Westleigh Park, Havant
As you’ll know, this site does not really specialise in sober reportage more a haphazard sketch, sometimes even a caricature, of the matchday experience. Thus one craves the ‘unusual’ to spark the synapses into writing something hopefully a little bit different. Frankly there’s only so many times one can find different ways of saying “coo, we’re still in with a chance of the play offs still, haven’t the boys done well.” This is, of course, a great problem to have.
As such, being presented with a penalty this past Saturday, which was awarded without us terrace dwellers having to angrily roar like a dog with its head caught in a tuba, was suitably unusual – and set me on the customary verbose, descriptive nonsense which has been pissing readers off for nine years now. My terrace associates were keen to point out to me though, quite correctly of course, that one does not need to appeal for a penalty, this not being cricket and, also correctly, that a light push it may have been, it was a push nonetheless. I am quite happy to put the record straight, respecting the opinions of my terrace brethren as I do. As I very occasionally do.
However, when you consider that we otherwise handsome fellas are the type of one-eyed bell-ends that bellow “HANDBALL” every time a leather panel hits a player anywhere above the ankle; for a penalty to be awarded whilst we were serenely pondering, like poets on a boating lake, is very much not the regular way of things and thus worthy of comment.

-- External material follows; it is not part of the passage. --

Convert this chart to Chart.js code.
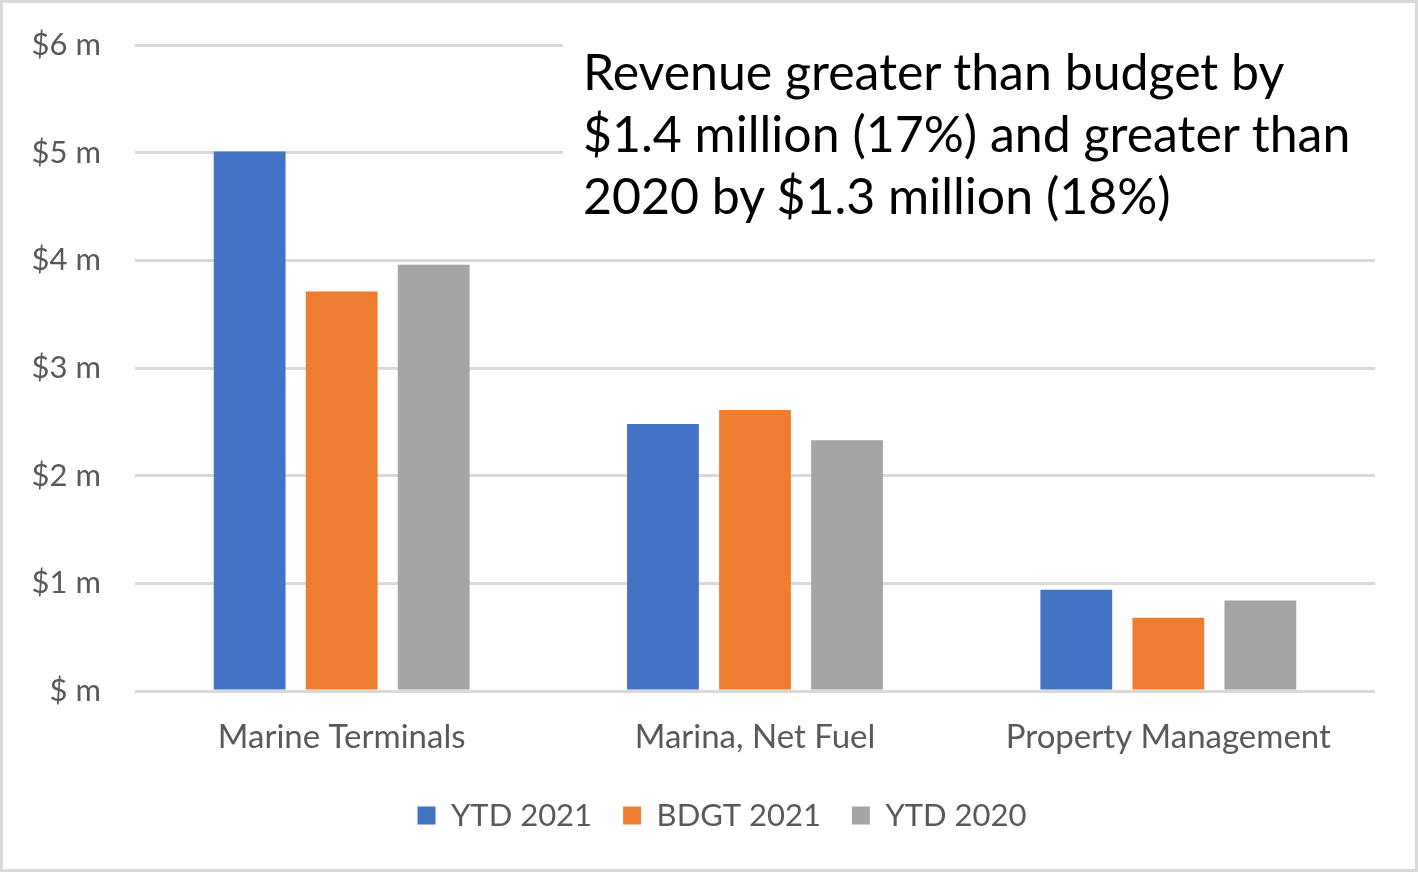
<!DOCTYPE html>
<html>
<head>
<meta charset="utf-8">
<script src="https://cdn.jsdelivr.net/npm/chart.js@4.4.1/dist/chart.umd.min.js"></script>
<style>
  html, body { margin: 0; padding: 0; background: #fff; }
  #wrap { position: relative; width: 1418px; height: 872px; overflow: hidden; }
  #frame { position: absolute; left: 0; top: 0; width: 1418px; height: 872px; box-sizing: border-box;
           border: 3px solid #d9d9d9; pointer-events: none; }
  #note { position: absolute; left: 563px; top: 38px; width: 812px; height: 196px; background: #fff;
          box-sizing: border-box; padding-left: 20px; padding-top: 2px;
          font-family: Lato, "Open Sans", sans-serif; font-size: 50px; line-height: 62px; color: #000; }
</style>
</head>
<body>
<div id="wrap">
  <canvas id="revChart" width="1418" height="872"></canvas>
  <div id="note">Revenue greater than budget by<br>$1.4 million (17%) and greater than<br>2020 by $1.3 million (18%)</div>
  <div id="frame"></div>
</div>
<script>
// valeurs (millions $)
const categories = ['Marine Terminals', 'Marina, Net Fuel', 'Property Management'];
const ytd2021 = [5.01, 2.48, 0.94];
const bdgt2021 = [3.71, 2.61, 0.68];
const ytd2020 = [3.96, 2.33, 0.84];
const yTicks = [0, 1, 2, 3, 4, 5, 6];

const grey = '#595959';
const fontName = 'Lato, "Open Sans", sans-serif';

// décale un peu la légende vers la droite, comme dans Excel
const legendShift = {
  id: 'legendShift',
  afterUpdate(chart) {
    chart.legend.left += 33;
    chart.legend.right += 33;
  }
};

function createRevenueChart() {
  const ctx = document.getElementById('revChart').getContext('2d');
  return new Chart(ctx, {
    type: 'bar',
    data: {
      labels: categories,
      datasets: [
        { label: 'YTD 2021', data: ytd2021, backgroundColor: '#4472C4' },
        { label: 'BDGT 2021', data: bdgt2021, backgroundColor: '#ED7D31' },
        { label: 'YTD 2020', data: ytd2020, backgroundColor: '#A5A5A5' }
      ]
    },
    plugins: [legendShift],
    options: {
      responsive: false,
      animation: false,
      devicePixelRatio: 1,
      datasets: { bar: { categoryPercentage: 0.668, barPercentage: 0.78 } },
      layout: { padding: { left: 3, right: 43, top: 45, bottom: 31 } },
      plugins: {
        tooltip: { enabled: false },
        legend: {
          position: 'bottom',
          labels: {
            color: grey,
            font: { family: fontName, size: 31 },
            boxWidth: 18,
            boxHeight: 18,
            padding: 31
          }
        }
      },
      scales: {
        x: {
          grid: { display: false, drawTicks: false },
          border: { display: false },
          afterFit: (axis) => { axis.height = 78; },
          ticks: { color: grey, font: { family: fontName, size: 33 }, padding: 27 }
        },
        y: {
          min: 0,
          max: 6,
          afterBuildTicks: (axis) => { axis.ticks = yTicks.map(v => ({ value: v })); },
          afterFit: (axis) => {
            axis.width = 132;
            axis.paddingTop = 0;
            axis.paddingBottom = 0;
          },
          grid: { color: '#d9d9d9', lineWidth: 3, drawTicks: false },
          border: { display: false },
          ticks: {
            color: grey,
            font: { family: fontName, size: 31 },
            padding: 34,
            callback: (v) => v === 0 ? '$ m' : '$' + v + ' m'
          }
        }
      }
    }
  });
}

createRevenueChart();
</script>
</body>
</html>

To be honest I could have done with something like it in this game against Boreham Wood, so I wouldn’t need to fall back on a ‘over-statements I have made’ section to fill the space. There was Danny Blanchett’s crisply incisive opener, plus the fact it’s a rare treat to see left back Blanch find the net at all; that was good. Then that they equalised in similarly efficient fashion; that wasn’t good. Not long after said equaliser, Benji Büchel was required to make a tremendous save as a powerfully hit shot swerved around like a bat curving around thick woodland chicanes. That was certainly a very welcome intervention.
After that, not much to report, but as we’ve said, the fact that our players are still standing and aren’t all stacked nine-deep on the physio’s treatment table is quite astonishing. We’re now down to four games to play in the final eight days, including a home game on Easter Monday against local rivals and likely champions Eastleigh, as well as games against Maidenhead and Tonbridge, both eagerly scrapping against relegation. We are still fifth and intend to keep it that way.
So, the going is getting really tough. Billy Ocean levels of tough. As such, we get going, or rather we keep going. We’ve ploughed through enough brick walls already to not fear a couple more. CHAAAAAAAARGE!!